Bootstrap regions for Fal estuary macrofauna
A final example of bootstrap regions which do strongly overlap, and for which the hypothesis tests (such as ANOSIM) give no indication at all that the groups differ, is shown in Fig. 18.7 of CiMC. It can be reproduced here by opening the Fal macrofauna counts data file, in C:\Examples v7\Fal benthic fauna, into either a new workspace or Fal ws saved earlier (in which only the Fal copepod data was examined). The suite of data from these 27 locations from 5 creeks running into the Fal estuary, Cornwall, UK, were introduced in Section 4, and interest is in whether the differing levels of heavy metals in the sediments of these creeks, from historical tin and copper mining in their respective valleys, lead to differing macrofaunal (and meiofaunal) communities in those sediments. Fourth-root transform the Fal macrofauna counts, computing Bray-Curtis similarities and mMDS ordination of the replicate-level data. Running 1-way ANOSIM on the 5 creeks, with 7 replicates in Restronguet (R) and 5 for St Just (J), Pill (P), Mylor (M) and Percuil (E), gives strong differences, both in the global test (R = 0.49, p<0.1%) and in all pairwise tests (R>0.55, p<1%) except that between Mylor and Percuil (R = –0.01). Perusal of a means plot is therefore certainly justified.

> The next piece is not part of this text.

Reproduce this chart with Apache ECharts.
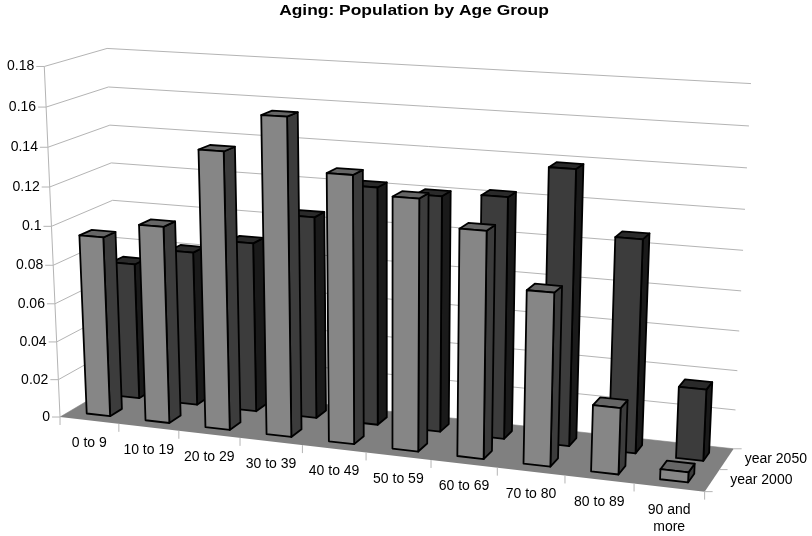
<!DOCTYPE html>
<html>
<head>
<meta charset="utf-8">
<style>html,body{margin:0;background:#fff}#chart{width:812px;height:536px}</style>
<script src="https://cdn.jsdelivr.net/npm/echarts@6/dist/echarts.min.js"></script>
</head>
<body>
<div id="chart"></div>
<script>
const categories = ['0 to 9', '10 to 19', '20 to 29', '30 to 39', '40 to 49', '50 to 59', '60 to 69', '70 to 80', '80 to 89', '90 and\nmore']
const year2000 = [0.094, 0.102, 0.142, 0.161, 0.135, 0.126, 0.113, 0.086, 0.033, 0.005]
const year2050 = [0.0725, 0.0815, 0.089, 0.105, 0.1225, 0.1205, 0.1225, 0.1385, 0.107, 0.036]
const seriesNames = ['year 2000', 'year 2050']
const valueTicks = [0, 0.02, 0.04, 0.06, 0.08, 0.1, 0.12, 0.14, 0.16, 0.18]

// perspective camera fitted to the plot box: u along categories, v into the depth, h up, all 0..1
function project (u, v, h) {
  const w = 1 - 0.09606 * u + 0.05376 * v - 0.04571 * h
  return [
    (60.02205 + 576.92759 * u + 65.66437 * v - 17.7511 * h) / w,
    (417.02658 + 27.38567 * u - 14.6008 * v - 353.58471 * h) / w
  ]
}

// grid pixel -> screen point at depth v
function toScreen (params, pt, v) {
  const r = params.coordSys
  return project((pt[0] - r.x) / r.width, v, (r.y + r.height - pt[1]) / r.height)
}

const font = '14px "Liberation Sans", Arial, sans-serif'
const gridColor = '#b4b4b4'

function line (a, b, color) {
  return { type: 'line', shape: { x1: a[0], y1: a[1], x2: b[0], y2: b[1] }, style: { stroke: color || gridColor, lineWidth: 1 }, silent: true }
}

function face (points, fill) {
  return { type: 'polygon', shape: { points }, style: { fill, stroke: '#000', lineWidth: 1.8, lineJoin: 'round' }, silent: true }
}

function renderFloor (params, api) {
  const a = api.coord([0, 0])
  const b = api.coord([categories.length - 1, 0])
  const half = api.size([1, 0])[0] / 2
  const p = (x, v) => toScreen(params, [x, a[1]], v)
  const x0 = a[0] - half
  const x1 = b[0] + half
  return {
    type: 'group',
    children: [
      { type: 'polygon', shape: { points: [p(x0, 0), p(x1, 0), p(x1, 1), p(x0, 1)] }, style: { fill: '#808080' }, silent: true },
      line(p(x1, 0), [p(x1, 0)[0] + 8, p(x1, 0)[1]]),
      line(p(x1, 0.5), [p(x1, 0.5)[0] + 8, p(x1, 0.5)[1]]),
      line(p(x1, 1), [p(x1, 1)[0] + 8, p(x1, 1)[1]])
    ]
  }
}

function renderWallLine (params, api) {
  const v = api.value(1)
  const half = api.size([1, 0])[0] / 2
  const l = api.coord([0, v])
  const r = api.coord([categories.length - 1, v])
  const x0 = l[0] - half
  const x1 = r[0] + half
  const front = toScreen(params, [x0, l[1]], 0)
  const back = toScreen(params, [x0, l[1]], 1)
  const right = toScreen(params, [x1, r[1]], 1)
  const children = [
    line(front, back),
    line(back, right),
    line(front, [front[0] - 8, front[1]]),
    {
      type: 'text',
      silent: true,
      style: { text: String(v), x: front[0] - 10, y: front[1], font, fill: '#000', align: 'right', verticalAlign: 'middle' }
    }
  ]
  if (v > 0) {
    const below = api.coord([0, v - 0.02])
    children.push(line(front, toScreen(params, [x0, below[1]], 0)))
  }
  return { type: 'group', children }
}

function renderCategory (params, api) {
  const i = api.value(0)
  const c = api.coord([i, 0])
  const band = api.size([1, 0])[0]
  const tick = (x) => {
    const p = toScreen(params, [x, c[1]], 0)
    return line(p, [p[0], p[1] + 8])
  }
  const mid = toScreen(params, [c[0], c[1]], 0)
  const children = [
    tick(c[0] - band / 2),
    {
      type: 'text',
      silent: true,
      style: { text: categories[i], x: mid[0], y: mid[1] + 14, font, fill: '#000', align: 'center', verticalAlign: 'top', lineHeight: 17 }
    }
  ]
  if (i === categories.length - 1) children.push(tick(c[0] + band / 2))
  return { type: 'group', children }
}

function renderDepthLabel (params, api) {
  const i = api.value(0)
  const c = api.coord([categories.length - 1, 0])
  const band = api.size([1, 0])[0]
  const p = toScreen(params, [c[0] + band / 2, c[1]], i === 0 ? 0.25 : 0.75)
  return {
    type: 'text',
    silent: true,
    style: { text: seriesNames[i], x: p[0] + 18, y: p[1], font, fill: '#000', align: 'left', verticalAlign: 'middle' }
  }
}

// gap width and gap depth are both 150%, so a bar takes 40% of its slot
function barRenderer (v0, v1, colors) {
  return (params, api) => {
    const i = api.value(0)
    const top = api.coord([i, api.value(1)])
    const base = api.coord([i, 0])
    const band = api.size([1, 0])[0]
    const x0 = top[0] - band * 0.2
    const x1 = top[0] + band * 0.2
    const p = (x, y, v) => toScreen(params, [x, y], v)
    return {
      type: 'group',
      children: [
        face([p(x1, base[1], v0), p(x1, base[1], v1), p(x1, top[1], v1), p(x1, top[1], v0)], colors.side),
        face([p(x0, top[1], v0), p(x1, top[1], v0), p(x1, top[1], v1), p(x0, top[1], v1)], colors.top),
        face([p(x0, base[1], v0), p(x1, base[1], v0), p(x1, top[1], v0), p(x0, top[1], v0)], colors.front)
      ]
    }
  }
}

const custom = (renderItem, data, z) => ({
  type: 'custom',
  coordinateSystem: 'cartesian2d',
  renderItem,
  data,
  z,
  clip: false,
  silent: true,
  encode: { x: 0, y: 1 }
})
const pairs = (list) => list.map((v, i) => [i, v])

const chart = echarts.init(document.getElementById('chart'))
chart.setOption({
  animation: false,
  backgroundColor: '#fff',
  grid: { left: 0, right: 0, top: 0, bottom: 0 },
  xAxis: { type: 'category', data: categories, show: false },
  yAxis: { type: 'value', min: 0, max: 0.18, interval: 0.02, show: false },
  // the original title is stretched sideways, the title component can't do that
  graphic: [{
    type: 'text',
    x: 414,
    y: 11,
    scaleX: 1.2,
    style: {
      text: 'Aging: Population by Age Group',
      font: 'bold 14.5px "Liberation Sans", Arial, sans-serif',
      fill: '#000',
      align: 'center',
      verticalAlign: 'middle'
    }
  }],
  series: [
    custom(renderWallLine, valueTicks.map(v => [0, v]), 1),
    custom(renderFloor, [[0, 0]], 2),
    custom(renderCategory, categories.map((c, i) => [i, 0]), 3),
    custom(renderDepthLabel, seriesNames.map((s, i) => [i, 0]), 3),
    custom(barRenderer(0.65, 0.85, { front: '#3c3c3c', side: '#1a1a1a', top: '#2a2a2a' }), pairs(year2050), 4),
    custom(barRenderer(0.15, 0.35, { front: '#868686', side: '#3c3c3c', top: '#666666' }), pairs(year2000), 5)
  ]
})
</script>
</body>
</html>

The stress of 0.15 for the replicate level ordination is quite low for a metric MDS, and if the default range of dimensions requested is changed from 2-3 up to (for example) 2-8, it is clear from Shepard diagrams that by the time m=4 is reached, the m-dimensional mMDS distances are a very good fit to the full-dimensional resemblance matrix – in fact the later output of the bootstrap routine shows that this already gives a Pearson correlation of 0.991. Now enter the similarity matrix to Analyse>Bootstrap Averages>(Factor: Creek) and increase the number of bootstrap averages from the suggested default of 60 to nearer 100, depending on the speed of your machine. The (•Auto m) choice, with a $\rho$>0.99 threshold, as indicated, does lead to bootstrapping in m = 4 dimensions. You might wish instead to experiment with (•Specify m) at a higher, fixed level of 5 or 6, or increase the threshold in the automatic routine to $\rho$>0.995 or 0.999, but it will make negligible difference to the outcome in relation to the variation from run to run of the same m, resulting from the random differences in the bootstrap samples selected. (It is always a good exercise to repeat the bootstrap routine under the same conditions, and will discourage you from over-interpreting the minutiae of the region shapes!). Though the below did use 100 bootstraps from each creek, a replication level of only n=5 in four of the creeks must be considered absolutely minimal, and the striations in the bootstrap average points, which are just discernible in the plot, result from the fact that there are then only a possible 126 bootstrap averages (not equally likely) and several will have been created more than once. (The n=7 for Restronguet gives 1716 possibilities and thus more of a continuum of average values). So the plots should again be interpreted with caution, but the pattern of differences among creeks is clear, and fully consistent with the hypothesis testing.